Thank you for engaging with the material and for the detailed critique. I will clarify a few points where the intent of the concept may not have come across clearly.
Regarding the schematic sketch, it is not meant to be a hull layout, flow diagram, or hydrodynamic representation. It is a minimal principle illustration only, showing that wave-induced motion is allowed to pass through the hull, that energy conversion occurs internally via side-mounted converters, and that the main cargo mass is positioned below and structurally integrated with the vessel. It is not intended to depict vessel scale, sea state, wave height, or surface current behavior. Any visual impression of breaking waves or exaggerated proportions should not be read as a physical claim.
The DOI already addresses WSA concerns directly (“Addressing Wetted Surface Area”): "Critiques… often point to increased WSA as disqualifying. In AWEV, internal ducts are active converters like sails. IAKKS keeps C_f low; at 9–10 knots (V^2 scaling), tacking harvest exceeds friction for positive net
It is also important to clarify that the energy source addressed is not surface drift or current alone, but wave orbital motion throughout the water column. The concept is explicitly based on intercepting orbital velocities associated with wave propagation, not on extracting energy from surface flow or from the vessel’s own forward motion.
Related to this, the concept does not assume point-to-point transit from A to B. A central part of the operating logic, described repeatedly in the DOI report,
is that the vessel actively adjusts heading and route in order to maximize exposure to favorable wave directions and orbital motion, in much the same way that a sailing vessel tacks rather than following the shortest geometric path.
This is why the frequently invoked Tesla regenerative-braking analogy does not apply. Regenerative braking attempts to recover energy from a vehicle’s own kinetic energy, which is fundamentally a loss-recovery process. In contrast, this concept is explicitly designed to intercept externally supplied wave energy by selecting headings and routes that maximize orbital velocity input. Propulsion is therefore coupled to routing strategy and environmental energy fields, not treated as a passive by-product of forward motion.
Regarding energy storage and displacement, ,the system is not intended to provide primary propulsion from batteries. Battery capacity is dimensioned as a buffer for maneuvering and port operations, while continuous thrust is derived directly and continuously from the intercepted wave energy field.
On the points of logistics, cost, and draft, , AWEV is conceived as a solution for cargo types where energy cost is the dominant factor and lead time is secondary, such as bulk commodities or raw materials. While the initial CAPEX for specialized materials and hull complexity is higher, the financial case rests on the total life-cycle cost (LCC). The elimination of fuel costs and carbon taxes, combined with the integration of IAKKS, is intended to significantly reduce OPEX. If biofouling is minimized as hypothesized, it leads to fewer docking cycles and drastically lower maintenance requirements, allowing the higher production costs to be amortized over a more efficient operational cycle.
Furthermore, the mention of “hubs” in the report refers specifically to offshore transshipment hubs.
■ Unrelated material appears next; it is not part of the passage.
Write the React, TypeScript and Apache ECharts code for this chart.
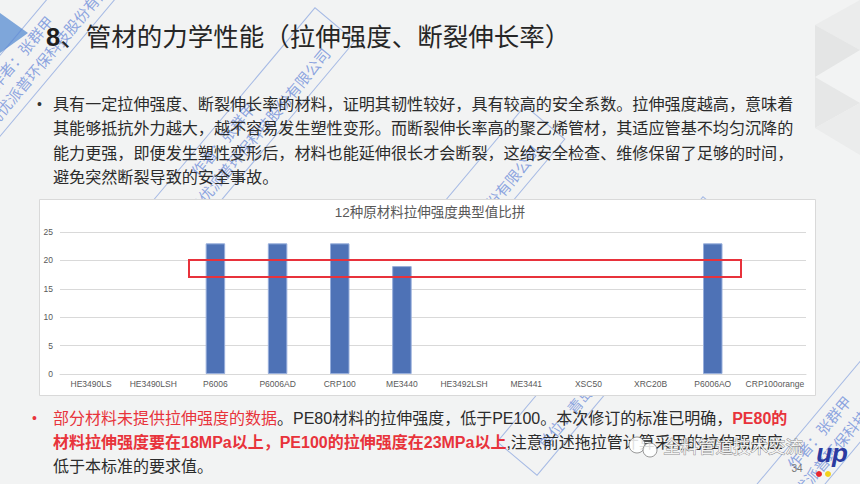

This model explores how vessels optimized for energy harvesting can operate within autonomous logistics chains, utilizing deep-water hubs to bypass traditional port draft restrictions and maximize time spent in high-energy wave fields
If there are specific assumptions in the orbital energy model or routing logic that you believe are physically inconsistent, I would be glad to discuss those quantitatively in more detail.
The report contains more detailed discussion of the energetic assumptions, first-order power estimates, and operating principles than can reasonably be reproduced in a forum post. Those sections are intended to define feasibility bounds and to motivate CFD, tank testing, and further modeling, not to claim a finalized or optimized design.In short, the work should be read as a pre-design research framework that makes a specific physical hypothesis about wave-energy interception and routing logic, while leaving geometry, scaling, logistics, and cost optimization to later stages if the hypothesis proves viable.
Your points sharpen the discussion considerably, thank you for helping clarify where the concept needs more explicit framing.